-- START OF Records provided --

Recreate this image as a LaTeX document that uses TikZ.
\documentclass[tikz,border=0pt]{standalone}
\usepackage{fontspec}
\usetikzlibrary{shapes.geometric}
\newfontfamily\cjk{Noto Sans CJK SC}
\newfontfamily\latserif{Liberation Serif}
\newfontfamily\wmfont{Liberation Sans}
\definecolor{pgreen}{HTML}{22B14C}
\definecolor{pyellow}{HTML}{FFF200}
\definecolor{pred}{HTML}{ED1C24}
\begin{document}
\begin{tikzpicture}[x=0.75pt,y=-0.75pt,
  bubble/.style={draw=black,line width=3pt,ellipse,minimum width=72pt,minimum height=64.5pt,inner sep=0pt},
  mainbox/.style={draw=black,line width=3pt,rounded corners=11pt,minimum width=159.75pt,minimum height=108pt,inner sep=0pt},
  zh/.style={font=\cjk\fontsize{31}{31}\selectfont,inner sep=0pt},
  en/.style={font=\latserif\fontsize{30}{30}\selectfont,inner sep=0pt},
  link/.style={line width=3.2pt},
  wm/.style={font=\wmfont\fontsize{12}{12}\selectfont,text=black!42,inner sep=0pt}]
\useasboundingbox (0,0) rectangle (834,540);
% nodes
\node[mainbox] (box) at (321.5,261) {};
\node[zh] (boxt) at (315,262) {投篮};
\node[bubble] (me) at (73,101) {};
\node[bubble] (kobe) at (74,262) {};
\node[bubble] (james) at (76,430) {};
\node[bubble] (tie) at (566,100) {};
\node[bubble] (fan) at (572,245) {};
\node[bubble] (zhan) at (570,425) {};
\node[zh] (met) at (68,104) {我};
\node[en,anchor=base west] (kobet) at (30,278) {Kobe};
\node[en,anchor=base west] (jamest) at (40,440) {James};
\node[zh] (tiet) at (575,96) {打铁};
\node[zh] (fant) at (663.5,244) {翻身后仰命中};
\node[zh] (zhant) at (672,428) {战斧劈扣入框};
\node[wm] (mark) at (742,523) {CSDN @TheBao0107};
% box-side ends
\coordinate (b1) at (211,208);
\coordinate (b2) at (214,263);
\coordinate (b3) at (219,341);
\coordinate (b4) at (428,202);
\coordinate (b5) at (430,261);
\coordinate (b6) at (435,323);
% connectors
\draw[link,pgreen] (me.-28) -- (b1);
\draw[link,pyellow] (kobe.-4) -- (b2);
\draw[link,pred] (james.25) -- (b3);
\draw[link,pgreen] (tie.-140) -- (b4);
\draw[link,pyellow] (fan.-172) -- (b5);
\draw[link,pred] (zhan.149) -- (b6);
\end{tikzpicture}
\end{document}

-- END OF Records provided --
-- START OF Records provided --

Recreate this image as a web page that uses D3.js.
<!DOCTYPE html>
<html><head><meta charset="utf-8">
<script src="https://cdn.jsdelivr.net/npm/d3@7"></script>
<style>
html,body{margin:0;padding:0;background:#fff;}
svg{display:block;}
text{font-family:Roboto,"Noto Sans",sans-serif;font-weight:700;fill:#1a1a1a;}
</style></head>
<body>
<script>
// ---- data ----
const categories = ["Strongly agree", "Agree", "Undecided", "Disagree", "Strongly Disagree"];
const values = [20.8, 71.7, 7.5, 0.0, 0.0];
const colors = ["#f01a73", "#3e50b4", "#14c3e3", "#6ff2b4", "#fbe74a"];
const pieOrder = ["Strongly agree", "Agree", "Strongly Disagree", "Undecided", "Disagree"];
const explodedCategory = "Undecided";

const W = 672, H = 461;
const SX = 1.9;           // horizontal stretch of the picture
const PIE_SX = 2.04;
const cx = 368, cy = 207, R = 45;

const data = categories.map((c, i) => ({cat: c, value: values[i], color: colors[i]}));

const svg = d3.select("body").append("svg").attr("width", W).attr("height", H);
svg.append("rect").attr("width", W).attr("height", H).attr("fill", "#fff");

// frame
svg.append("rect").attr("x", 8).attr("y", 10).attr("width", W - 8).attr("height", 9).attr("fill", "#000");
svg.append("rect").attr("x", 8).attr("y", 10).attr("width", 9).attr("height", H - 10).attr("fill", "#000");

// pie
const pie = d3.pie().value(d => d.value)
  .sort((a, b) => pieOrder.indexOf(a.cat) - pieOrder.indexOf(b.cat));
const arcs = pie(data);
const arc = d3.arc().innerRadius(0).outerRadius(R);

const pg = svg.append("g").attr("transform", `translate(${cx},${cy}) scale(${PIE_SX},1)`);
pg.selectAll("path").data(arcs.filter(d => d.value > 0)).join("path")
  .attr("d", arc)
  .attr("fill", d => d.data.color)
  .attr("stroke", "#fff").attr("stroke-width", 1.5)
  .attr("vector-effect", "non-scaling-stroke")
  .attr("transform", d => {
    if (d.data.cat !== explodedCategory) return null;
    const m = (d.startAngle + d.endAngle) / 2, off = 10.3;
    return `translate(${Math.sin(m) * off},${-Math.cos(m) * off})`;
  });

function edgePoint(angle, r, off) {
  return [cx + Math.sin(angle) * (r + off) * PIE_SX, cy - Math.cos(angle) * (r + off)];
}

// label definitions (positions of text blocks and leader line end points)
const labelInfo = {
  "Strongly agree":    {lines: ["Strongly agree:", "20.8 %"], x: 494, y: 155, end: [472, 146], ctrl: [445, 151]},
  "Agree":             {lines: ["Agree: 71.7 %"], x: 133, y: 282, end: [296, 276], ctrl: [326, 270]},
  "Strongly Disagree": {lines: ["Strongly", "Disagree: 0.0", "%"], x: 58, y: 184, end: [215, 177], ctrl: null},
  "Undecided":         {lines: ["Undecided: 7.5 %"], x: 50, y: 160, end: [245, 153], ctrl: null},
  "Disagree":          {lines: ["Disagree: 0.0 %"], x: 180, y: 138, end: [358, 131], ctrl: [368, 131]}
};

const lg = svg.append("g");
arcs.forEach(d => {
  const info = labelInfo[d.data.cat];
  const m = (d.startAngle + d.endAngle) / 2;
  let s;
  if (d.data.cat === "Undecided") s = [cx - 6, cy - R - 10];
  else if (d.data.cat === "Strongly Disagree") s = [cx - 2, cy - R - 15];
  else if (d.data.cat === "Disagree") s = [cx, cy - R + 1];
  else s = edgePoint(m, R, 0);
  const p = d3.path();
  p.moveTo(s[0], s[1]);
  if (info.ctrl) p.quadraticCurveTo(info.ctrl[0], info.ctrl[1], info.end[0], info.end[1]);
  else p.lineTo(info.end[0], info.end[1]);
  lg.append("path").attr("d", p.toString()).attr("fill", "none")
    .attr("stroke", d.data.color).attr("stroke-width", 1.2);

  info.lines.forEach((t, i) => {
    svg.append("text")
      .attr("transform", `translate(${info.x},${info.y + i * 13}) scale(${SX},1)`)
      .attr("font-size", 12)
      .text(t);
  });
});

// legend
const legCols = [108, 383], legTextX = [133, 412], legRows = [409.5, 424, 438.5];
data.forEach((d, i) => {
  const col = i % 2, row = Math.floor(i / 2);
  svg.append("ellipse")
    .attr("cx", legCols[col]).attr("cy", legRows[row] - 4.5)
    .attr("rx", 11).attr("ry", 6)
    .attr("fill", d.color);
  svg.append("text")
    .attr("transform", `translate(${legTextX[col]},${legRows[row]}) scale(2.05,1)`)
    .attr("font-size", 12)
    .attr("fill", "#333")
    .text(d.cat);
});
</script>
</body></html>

-- END OF Records provided --
-- START OF Records provided --

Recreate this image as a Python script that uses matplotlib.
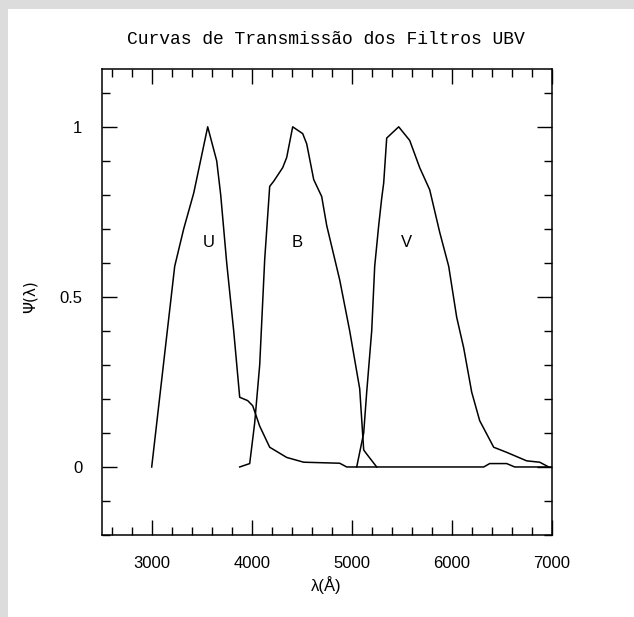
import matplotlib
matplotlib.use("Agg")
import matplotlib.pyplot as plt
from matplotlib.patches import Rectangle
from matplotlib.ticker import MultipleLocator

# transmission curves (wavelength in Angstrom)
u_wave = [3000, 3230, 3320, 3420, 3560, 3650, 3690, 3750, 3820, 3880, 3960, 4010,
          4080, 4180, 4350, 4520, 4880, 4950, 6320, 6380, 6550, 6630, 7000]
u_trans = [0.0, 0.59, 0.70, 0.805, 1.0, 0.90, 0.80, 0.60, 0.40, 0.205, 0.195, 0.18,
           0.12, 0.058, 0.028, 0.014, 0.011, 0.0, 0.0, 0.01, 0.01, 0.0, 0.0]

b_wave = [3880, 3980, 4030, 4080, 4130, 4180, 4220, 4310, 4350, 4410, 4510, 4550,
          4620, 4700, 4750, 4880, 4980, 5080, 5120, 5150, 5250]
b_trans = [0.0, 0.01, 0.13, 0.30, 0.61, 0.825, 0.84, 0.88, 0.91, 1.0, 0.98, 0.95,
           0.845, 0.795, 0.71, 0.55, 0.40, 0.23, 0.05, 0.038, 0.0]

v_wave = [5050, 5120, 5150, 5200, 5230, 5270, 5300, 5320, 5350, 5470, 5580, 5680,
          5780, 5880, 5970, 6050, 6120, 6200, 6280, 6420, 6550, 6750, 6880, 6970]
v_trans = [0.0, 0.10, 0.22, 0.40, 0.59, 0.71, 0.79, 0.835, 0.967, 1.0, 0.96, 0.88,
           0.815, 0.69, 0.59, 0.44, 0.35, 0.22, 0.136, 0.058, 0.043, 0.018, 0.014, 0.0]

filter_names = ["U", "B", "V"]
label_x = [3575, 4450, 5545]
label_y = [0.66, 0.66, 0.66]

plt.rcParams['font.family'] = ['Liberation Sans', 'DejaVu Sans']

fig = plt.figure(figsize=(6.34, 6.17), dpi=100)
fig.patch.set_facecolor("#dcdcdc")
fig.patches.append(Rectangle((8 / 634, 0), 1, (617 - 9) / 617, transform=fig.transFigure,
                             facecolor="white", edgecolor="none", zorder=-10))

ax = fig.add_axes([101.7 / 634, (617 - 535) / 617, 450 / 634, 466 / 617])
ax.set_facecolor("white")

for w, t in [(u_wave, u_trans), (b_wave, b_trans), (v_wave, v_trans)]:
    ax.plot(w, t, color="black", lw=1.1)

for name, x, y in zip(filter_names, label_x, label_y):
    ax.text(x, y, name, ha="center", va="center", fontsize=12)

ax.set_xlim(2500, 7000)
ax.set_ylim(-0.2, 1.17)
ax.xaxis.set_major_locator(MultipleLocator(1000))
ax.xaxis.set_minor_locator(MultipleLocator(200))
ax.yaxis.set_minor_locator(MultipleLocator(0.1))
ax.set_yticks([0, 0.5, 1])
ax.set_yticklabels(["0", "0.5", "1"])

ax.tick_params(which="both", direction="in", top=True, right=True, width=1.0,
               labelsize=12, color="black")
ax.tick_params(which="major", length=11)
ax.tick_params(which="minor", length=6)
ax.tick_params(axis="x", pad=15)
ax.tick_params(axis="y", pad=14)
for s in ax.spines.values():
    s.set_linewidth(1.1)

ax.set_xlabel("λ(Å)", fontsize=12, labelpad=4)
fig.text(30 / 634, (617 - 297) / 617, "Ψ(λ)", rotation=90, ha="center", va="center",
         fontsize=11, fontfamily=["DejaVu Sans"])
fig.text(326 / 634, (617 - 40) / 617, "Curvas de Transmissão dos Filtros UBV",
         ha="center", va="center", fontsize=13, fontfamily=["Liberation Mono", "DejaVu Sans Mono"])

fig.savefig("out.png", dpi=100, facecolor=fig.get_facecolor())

-- END OF Records provided --

Stated goal => Starting at the line containing "Recreate this image as a Python" and stopping after the line containing "from matplotlib.ticker import MultipleLocator", give the lines again exactly and leave out every image.

Answer =>
Recreate this image as a Python script that uses matplotlib.
import matplotlib
matplotlib.use("Agg")
import matplotlib.pyplot as plt
from matplotlib.patches import Rectangle
from matplotlib.ticker import MultipleLocator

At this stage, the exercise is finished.